# Data lines
■ ■ ■ ■
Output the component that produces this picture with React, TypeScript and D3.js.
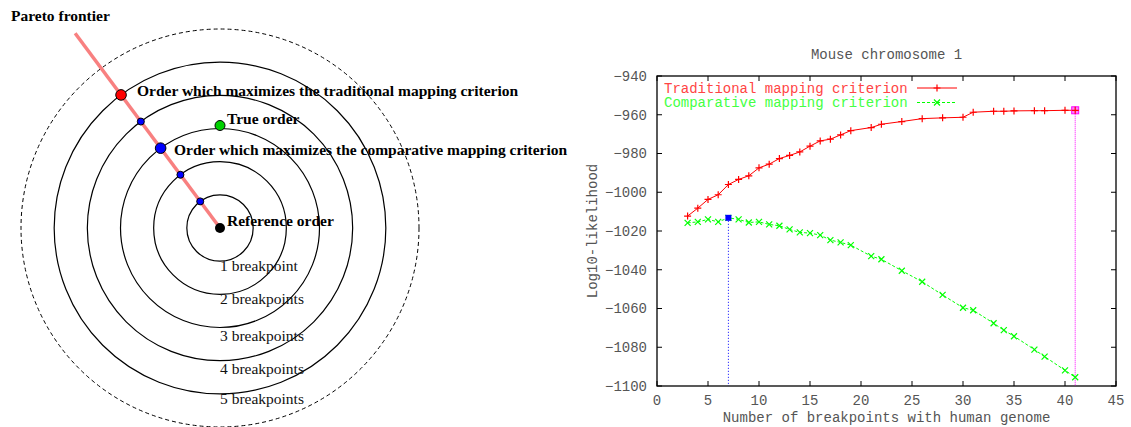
import React, { useEffect, useRef } from 'react';
import * as d3 from 'd3';

// right panel data: Mouse chromosome 1
const breakpoints = [3, 4, 5, 6, 7, 8, 9, 10, 11, 12, 13, 14, 15, 16, 17, 18, 19, 21, 22, 24, 26, 28, 30, 31, 33, 34, 35, 37, 38, 40, 41];
const traditional = [-1012.3, -1008.2, -1003.7, -1001.3, -996, -993.4, -991.5, -987.4, -985.5, -982.6, -981, -979.2, -976.2, -973.5, -972.6, -970.4, -968.2, -966.6, -964.9, -963.5, -962, -961.6, -961.3, -958.7, -958.2, -958.2, -958, -957.9, -957.9, -957.7, -957.7];
const comparative = [-1015.8, -1015.3, -1014, -1015.3, -1013.2, -1014, -1015.6, -1015.3, -1016.6, -1017.3, -1019.2, -1020.7, -1021.1, -1022.1, -1024.7, -1025.9, -1027.3, -1033, -1034.6, -1040.5, -1046.2, -1053, -1059.6, -1060.9, -1067.6, -1071.2, -1074.3, -1081.2, -1084.8, -1091.9, -1095.5];
const seriesNames = ['Traditional mapping criterion', 'Comparative mapping criterion'];
const xTicks = [0, 5, 10, 15, 20, 25, 30, 35, 40, 45];
const yTicks = [-1100, -1080, -1060, -1040, -1020, -1000, -980, -960, -940];
const bestComparative = 7;
const bestTraditional = 41;

// left panel data
const rings = [1, 2, 3, 4, 5];
const ringLabels = ['1 breakpoint', '2 breakpoints', '3 breakpoints', '4 breakpoints', '5 breakpoints'];
const paretoDots = [
  { d: 1, kind: 'small' },
  { d: 2, kind: 'small' },
  { d: 3, kind: 'comparative' },
  { d: 4, kind: 'small' },
  { d: 5, kind: 'traditional' },
];

export default function App() {
  const ref = useRef<SVGSVGElement>(null);

  useEffect(() => {
    const svg = d3.select(ref.current);
    svg.selectAll('*').remove();
    drawDiagram(svg.append('g'));
    drawChart(svg.append('g'));
  }, []);

  return (
    <div style={{ position: 'absolute', left: 0, top: 0 }}>
      <svg ref={ref} width={1131} height={427} style={{ display: 'block', background: '#fff' }} />
    </div>
  );
}

function drawDiagram(g: any) {
  const cx = 220;
  const cy = 228;
  const r = d3.scaleLinear().domain([0, 6]).range([0, 199]);
  const serif = '"Liberation Serif", "Times New Roman", serif';
  // direction of the pareto frontier
  const ang = Math.atan2(-195, -145);
  const along = (d: number) => [cx + Math.cos(ang) * r(d), cy + Math.sin(ang) * r(d)];

  g.selectAll('circle.ring')
    .data(rings)
    .enter()
    .append('circle')
    .attr('cx', cx)
    .attr('cy', cy)
    .attr('r', (d: number) => r(d))
    .attr('fill', 'none')
    .attr('stroke', '#000')
    .attr('stroke-width', 1.2);

  g.append('circle')
    .attr('cx', cx)
    .attr('cy', cy)
    .attr('r', r(6))
    .attr('fill', 'none')
    .attr('stroke', '#000')
    .attr('stroke-width', 1)
    .attr('stroke-dasharray', '4,3');

  const end = along(7.32);
  g.append('line')
    .attr('x1', end[0])
    .attr('y1', end[1])
    .attr('x2', cx)
    .attr('y2', cy)
    .attr('stroke', '#f88080')
    .attr('stroke-width', 3.5);

  g.selectAll('text.ring')
    .data(rings)
    .enter()
    .append('text')
    .attr('x', cx)
    .attr('y', (d: number) => cy + r(d) + 10 + (d === 3 ? 3 : d === 4 ? 3 : 0))
    .attr('font-family', serif)
    .attr('font-size', 15.5)
    .attr('fill', '#111')
    .text((d: number, i: number) => ringLabels[i]);

  paretoDots.forEach((p) => {
    const [x, y] = along(p.d);
    g.append('circle')
      .attr('cx', x)
      .attr('cy', y)
      .attr('r', p.kind === 'small' ? 3.5 : 5.3)
      .attr('fill', p.kind === 'traditional' ? '#ff0000' : '#0000ff')
      .attr('stroke', '#000')
      .attr('stroke-width', 1);
  });

  // true order
  g.append('circle')
    .attr('cx', cx)
    .attr('cy', cy - r(3) - 3)
    .attr('r', 5)
    .attr('fill', '#00d000')
    .attr('stroke', '#000')
    .attr('stroke-width', 1);

  g.append('circle').attr('cx', cx).attr('cy', cy).attr('r', 5).attr('fill', '#000');

  const labels = [
    { text: 'Pareto frontier', x: 11, y: 21 },
    { text: 'Order which maximizes the traditional mapping criterion', x: 137, y: 96 },
    { text: 'True order', x: 227, y: 124 },
    { text: 'Order which maximizes the comparative mapping criterion', x: 174, y: 155 },
    { text: 'Reference order', x: 227, y: 226 },
  ];
  g.selectAll('text.bold')
    .data(labels)
    .enter()
    .append('text')
    .attr('x', (d: any) => d.x)
    .attr('y', (d: any) => d.y)
    .attr('font-family', serif)
    .attr('font-weight', 'bold')
    .attr('font-size', 15.5)
    .attr('fill', '#000')
    .text((d: any) => d.text);
}

function drawChart(g: any) {
  const mono = '"Liberation Mono", "Courier New", monospace';
  const left = 657;
  const right = 1116;
  const top = 76;
  const bottom = 386;
  const x = d3.scaleLinear().domain([0, 45]).range([left, right]);
  const y = d3.scaleLinear().domain([-1100, -940]).range([bottom, top]);
  const tickLen = 5;

  // ticks on all four sides, pointing inward
  xTicks.forEach((t) => {
    g.append('line').attr('x1', x(t)).attr('x2', x(t)).attr('y1', bottom).attr('y2', bottom - tickLen).attr('stroke', '#000');
    g.append('line').attr('x1', x(t)).attr('x2', x(t)).attr('y1', top).attr('y2', top + tickLen).attr('stroke', '#000');
    g.append('text')
      .attr('x', x(t))
      .attr('y', bottom + 19)
      .attr('text-anchor', 'middle')
      .attr('font-family', mono)
      .attr('font-size', 14)
      .attr('fill', '#555')
      .text(t);
  });
  yTicks.forEach((t) => {
    g.append('line').attr('x1', left).attr('x2', left + tickLen).attr('y1', y(t)).attr('y2', y(t)).attr('stroke', '#000');
    g.append('line').attr('x1', right).attr('x2', right - tickLen).attr('y1', y(t)).attr('y2', y(t)).attr('stroke', '#000');
    g.append('text')
      .attr('x', left - 10)
      .attr('y', y(t))
      .attr('dy', '0.35em')
      .attr('text-anchor', 'end')
      .attr('font-family', mono)
      .attr('font-size', 14)
      .attr('fill', '#555')
      .text(String(t).replace('-', '\u2212'));
  });

  g.append('rect')
    .attr('x', left)
    .attr('y', top)
    .attr('width', right - left)
    .attr('height', bottom - top)
    .attr('fill', 'none')
    .attr('stroke', '#000')
    .attr('stroke-width', 1.3);

  g.append('text')
    .attr('x', (left + right) / 2)
    .attr('y', 59)
    .attr('text-anchor', 'middle')
    .attr('font-family', mono)
    .attr('font-size', 14)
    .attr('fill', '#555')
    .text('Mouse chromosome 1');

  g.append('text')
    .attr('transform', `translate(597, ${(top + bottom) / 2}) rotate(-90)`)
    .attr('text-anchor', 'middle')
    .attr('font-family', mono)
    .attr('font-size', 14)
    .attr('fill', '#555')
    .text('Log10-likelihood');

  g.append('text')
    .attr('x', (left + right) / 2)
    .attr('y', 422)
    .attr('text-anchor', 'middle')
    .attr('font-family', mono)
    .attr('font-size', 14)
    .attr('fill', '#555')
    .text('Number of breakpoints with human genome');

  // vertical markers for the optimum of each criterion
  const iC = breakpoints.indexOf(bestComparative);
  const iT = breakpoints.indexOf(bestTraditional);
  g.append('line')
    .attr('x1', x(bestComparative))
    .attr('x2', x(bestComparative))
    .attr('y1', y(comparative[iC]))
    .attr('y2', bottom)
    .attr('stroke', '#0000ff')
    .attr('stroke-dasharray', '1,2');
  g.append('line')
    .attr('x1', x(bestTraditional))
    .attr('x2', x(bestTraditional))
    .attr('y1', y(traditional[iT]))
    .attr('y2', bottom)
    .attr('stroke', '#ff00ff')
    .attr('stroke-dasharray', '1,1');

  const line = d3
    .line<number>()
    .x((d, i) => x(breakpoints[i]))
    .y((d) => y(d));

  g.append('path').attr('d', line(traditional)).attr('fill', 'none').attr('stroke', '#ff0000').attr('stroke-width', 1);
  g.append('path')
    .attr('d', line(comparative))
    .attr('fill', 'none')
    .attr('stroke', '#00ff00')
    .attr('stroke-width', 1)
    .attr('stroke-dasharray', '3,2');

  const plus = (px: number, py: number, c: string) => {
    g.append('path').attr('d', `M${px - 3.5},${py}H${px + 3.5}M${px},${py - 3.5}V${py + 3.5}`).attr('stroke', c).attr('stroke-width', 1.2);
  };
  const cross = (px: number, py: number, c: string) => {
    g.append('path')
      .attr('d', `M${px - 3},${py - 3}L${px + 3},${py + 3}M${px - 3},${py + 3}L${px + 3},${py - 3}`)
      .attr('stroke', c)
      .attr('stroke-width', 1.2);
  };

  breakpoints.forEach((b, i) => {
    plus(x(b), y(traditional[i]), '#ff0000');
    cross(x(b), y(comparative[i]), '#00ff00');
  });

  // highlighted optimum points
  g.append('rect')
    .attr('x', x(bestComparative) - 3)
    .attr('y', y(comparative[iC]) - 3)
    .attr('width', 6)
    .attr('height', 6)
    .attr('fill', '#0000ff');
  g.append('rect')
    .attr('x', x(bestTraditional) - 3.5)
    .attr('y', y(traditional[iT]) - 3.5)
    .attr('width', 7)
    .attr('height', 7)
    .attr('fill', '#ff80ff')
    .attr('stroke', '#ff00ff');
  plus(x(bestTraditional), y(traditional[iT]), '#ff0000');

  // legend
  const colors = ['#ff4444', '#44ff44'];
  seriesNames.forEach((name, i) => {
    const ly = 88 + i * 14.5;
    g.append('text')
      .attr('x', 664)
      .attr('y', ly)
      .attr('dy', '0.35em')
      .attr('font-family', mono)
      .attr('font-size', 14)
      .attr('fill', colors[i])
      .text(name);
    g.append('line')
      .attr('x1', 917)
      .attr('x2', 957)
      .attr('y1', ly)
      .attr('y2', ly)
      .attr('stroke', i === 0 ? '#ff0000' : '#00ff00')
      .attr('stroke-dasharray', i === 0 ? null : '3,2');
    if (i === 0) plus(937, ly, '#ff0000');
    else cross(937, ly, '#00ff00');
  });
}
■ ■ ■ ■
# Aim of the exercise
Reproduce only the lines from the beginning of the data through the line that contains "import * as d3 from 'd3';", both included, and please drop the pictures.

# Answer to the problem
Output the component that produces this picture with React, TypeScript and D3.js.
import React, { useEffect, useRef } from 'react';
import * as d3 from 'd3';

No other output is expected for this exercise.